Kali ini, giliran Instagram yang menghadapi kasus gugatan serupa. Seperti dilaporkan laman Gizchina, subsidiary Facebook ini dituduh mengumpulkan dan menggunakan data biometric penggunanya secara illegal, untuk meraup keuntungan. Yang dilakukan lewat image tagging tools. Mengutip laporan laman Gizchina, Facebook selaku perusahaan induk menawarkan kompensasi sebesar US$650 juta untuk menyelesaikan kasus tersebut.
Gugatan yang didaftarkan pada pengadilan Redwood City, AS, menyebutkan Instagram (Facebook) telah mengumpulkan dan menyimpan data biometric dari 100 juta lebih pengguna, tanpa sepengetahuan pengguna. Dan mengambil keuntungan dari data-data tersebut. Pihak penggugat merujuk pada pelanggaran hukum privasi di negara bagian Illinois, AS. Di sana, pengumpulan data tanpa seijin yang bersangkutan dianggap tindakan melawan hukum.
Menurut undang-undang yang berlaku (di Illionois), pelanggaran semacam itu bisa dikenakan denda sebesar US$1000 untuk setiap pelanggaran –per satu data pengguna. Dendanya bisa meningkat menjadi US$5000, bila diketahui pelanggaran tersebut dilakukan secara sengaja dan serampangan.
Terkait dengan gugatan tersebut, Facebook disebut hanya memberitahu pengguna Instagram, yang dimulai pada tahun ini, bahwa mereka akan mengumpulkan data biometric pengguna.
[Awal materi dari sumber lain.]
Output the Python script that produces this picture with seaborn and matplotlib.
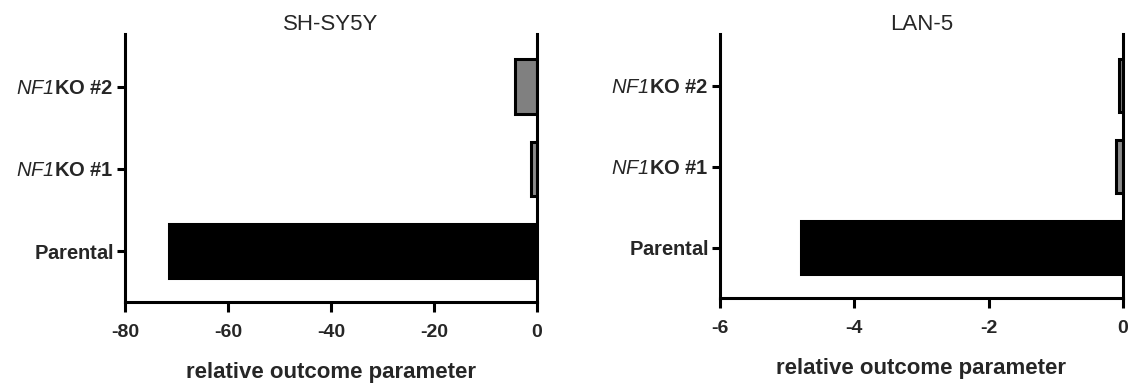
import matplotlib
matplotlib.use('Agg')
import matplotlib.pyplot as plt
import seaborn as sns
import pandas as pd

# Data
groups = ['NF1KO #2', 'NF1KO #1', 'Parental']
tick_labels = [r'$\mathit{NF1}\mathbf{KO\ \#2}$', r'$\mathit{NF1}\mathbf{KO\ \#1}$', r'$\mathbf{Parental}$']
shsy5y_values = [-4.3, -1.2, -71.5]
lan5_values = [-0.06, -0.11, -4.8]
panel_titles = ['SH-SY5Y', 'LAN-5']
bar_colors = ['#808080', '#8c8c8c', '#000000']

sns.set_theme(style='white')
plt.rcParams['font.family'] = ['Liberation Sans', 'DejaVu Sans']
# mathtext: italic NF1 (digits use rm, so rm is italic too), bold rest
plt.rcParams['mathtext.fontset'] = 'custom'
plt.rcParams['mathtext.rm'] = 'Liberation Sans:italic'
plt.rcParams['mathtext.it'] = 'Liberation Sans:italic'
plt.rcParams['mathtext.bf'] = 'Liberation Sans:bold'

fig = plt.figure(figsize=(11.29, 3.83), dpi=100)
ax1 = fig.add_axes([0.1107, 0.2115, 0.365, 0.700])
ax2 = fig.add_axes([0.6377, 0.222, 0.357, 0.690])

panels = [(ax1, shsy5y_values, (-80, 0), [-80, -60, -40, -20, 0]),
          (ax2, lan5_values, (-6, 0), [-6, -4, -2, 0])]

for (ax, vals, xlim, xticks), title in zip(panels, panel_titles):
    df = pd.DataFrame({'group': groups, 'value': vals})
    sns.barplot(data=df, x='value', y='group', hue='group', palette=bar_colors,
                orient='h', width=0.66, edgecolor='black', linewidth=2.2,
                legend=False, ax=ax)
    ax.set_xlim(*xlim)
    ax.set_ylim(2.62, -0.64)
    ax.set_xticks(xticks)
    ax.set_xticklabels([str(t) for t in xticks], fontsize=14, fontweight='bold')
    ax.set_yticks(range(len(groups)))
    ax.set_yticklabels(tick_labels, fontsize=14.5)
    ax.set_ylabel('')
    ax.set_xlabel('relative outcome parameter', fontsize=16, fontweight='bold', labelpad=15)
    ax.set_title(title, fontsize=16, pad=3)
    ax.spines['top'].set_visible(False)
    for s in ['left', 'bottom', 'right']:
        ax.spines[s].set_linewidth(2.2)
        ax.spines[s].set_color('black')
    ax.tick_params(axis='both', which='major', length=7, width=2.2, color='black',
                   left=True, bottom=True, direction='out')
    ax.tick_params(axis='y', length=6, pad=2)
    ax.tick_params(axis='x', pad=9)

fig.savefig('out.png', dpi=100)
Tapi tak menyebut data tersebut akan digunakan untuk apa.
Di era yang segalanya terhubung dengan internet ini, sulit untuk tidak mengekspos data pribadi. Ketika mengakses layanan dan aplikasi, entah itu media sosial atau aplikasi lain, umumnya mensyaratkan pengguna mendaftar (sign-in) dan mengisi kolom-kolom data pengguna. Inilah yang membuat data pribadi kita menyebar ke mana-mana, tanpa disadari.
Sementara di Amerika, kesadaran pihak berwenang dan pengguna sendiri akan pentingnya perlindungan data pengguna sudah tinggi, tidak demikian halnya dengan Indonesia. Padahal, banyak kasus yang terjadi menyangkut penyalahgunaan data pribadi tanpa ijin. Seperti, jual beli data-data pribadi. Sangat jarang atau bahkan tak pernah terdengar, kasusnya masuk ke ranah hukum. Misalnya, kasus aplikasi pinjaman online yang bisa mengakses daftar kontak dari ponsel debitur. Dan kemudian, menghubungi orang yang ada di daftar kontak untuk menekan debitur yang menunggak pembayaran.
Ini mungkin jadi pe-er yang harus segera dituntaskan oleh semua pihak, baik dari pemerintah maupun dari sisi pengguna sendiri.